Saat imigran gelap Sri Lanka mulai bertingkah
Mereka ingin turun dari kapal karena mengklaim pengungsi. Imigran itu juga meminta BBM sebanyak 7 ton.
Persoalan imigran Sri Lanka terdampar di Pantai Pulo Kapok, Lhoknga, Aceh Besar, masih menjadi sorotan. Pemerintah Provinsi Aceh menolak mereka turun dari kapal lantaran status mereka dianggap abu-abu.
Meski demikian, Pemerintah Provinsi Aceh melalui Dinas Sosial tetap mengirim sembako buat para imigran gelap Sri Lanka. Sembako sudah dipaketkan itu diberikan berisi mi instan, roti, minyak goreng, gula, dan sejumlah makanan lainnya. Termasuk memberikan pakaian baik laki-laki maupun perempuan, dan pakaian anak-anak.
Kapal itu memuat 44 imigran, terdiri dari 22 lelaki, 13 perempuan, dan sembilan anak. Petugas sempat menggiring kapal itu ke tengah laut dan diminta melanjutkan perjalanan. Namun, kapal itu tidak mau berangkat.
Kepala Kesbangpolinmas, Nasir Zalba mengatakan, Dinas Sosial hanya memiliki anggaran memberikan stok makanan kepada imigran gelap Sri Lanka.
"Ini bantuan sedikit berupa makanan, sembako untuk bekal mereka dalam perjalanan nantinya," kata Nasir Zalba, di Lhoknga, Aceh Besar.
Meski demikian, para imigran meminta Pemprov Aceh memberikan Bahan Bakar Minyak (BBM) sebanyak tujuh ton. Menurut Nasir, mereka tidak mengabulkan permintaan itu dengan alasan tidak memiliki anggaran buat BBM. Pemprov Aceh hanya bersedia memberikan satu ton BBM.
"Lalu kita penuhi permintaan mereka, kita berikan minyak satu ton, tetapi mereka menolak satu ton, tetapi tetap ngotot minta tujuh ton," ujar Nasir.
Setelah berunding, Wakil Gubernur Aceh, Muzakir Manaf, akhirnya meloloskan permintaan BBM itu.
"Sudah kita bantu, minyak tujuh ton beserta makanan. Cukuplah untuk beberapa hari di laut," ucap Muzakir.

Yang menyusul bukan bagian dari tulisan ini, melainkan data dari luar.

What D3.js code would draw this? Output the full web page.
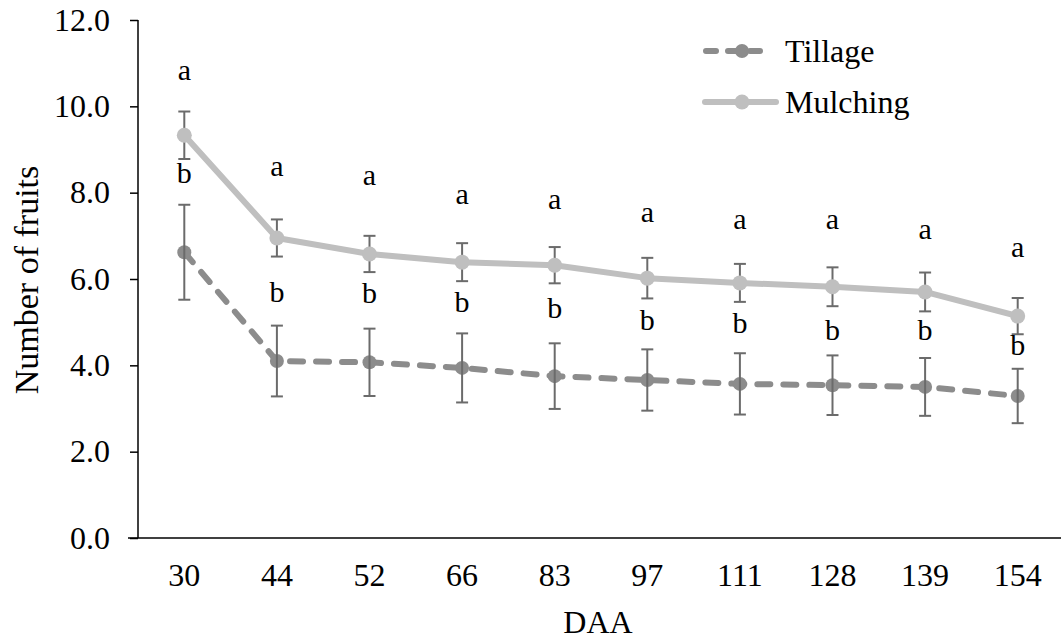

Menurut Muzakir, para imigran Sri Lanka terdampar di Aceh ternyata bukan pelarian atau pengungsi.
"Karena bukan pelarian, mereka sindikat, ya kita enggak bisa bawa mereka ke darat," kata Muzakir, saat berkunjung ke lokasi terdampar imigran gelap Sri Lanka, kemarin.
Muallem, sapaan akrab Muzakir Manaf, mengaku sudah berusaha menghubungi Kapolda, Pangdam Iskandar Muda, Menko Polhukam Luhut Binsar Pandjaitan, dan Wali Nanggroe. Namun, mereka tidak menyetujui para imigran diperbolehkan turun dari kapal.
"Kita sudah berusaha, tetapi apa mau dikata, saya ikut perintah instruksi Jakarta, saya hanya seorang," ujar Muzakir.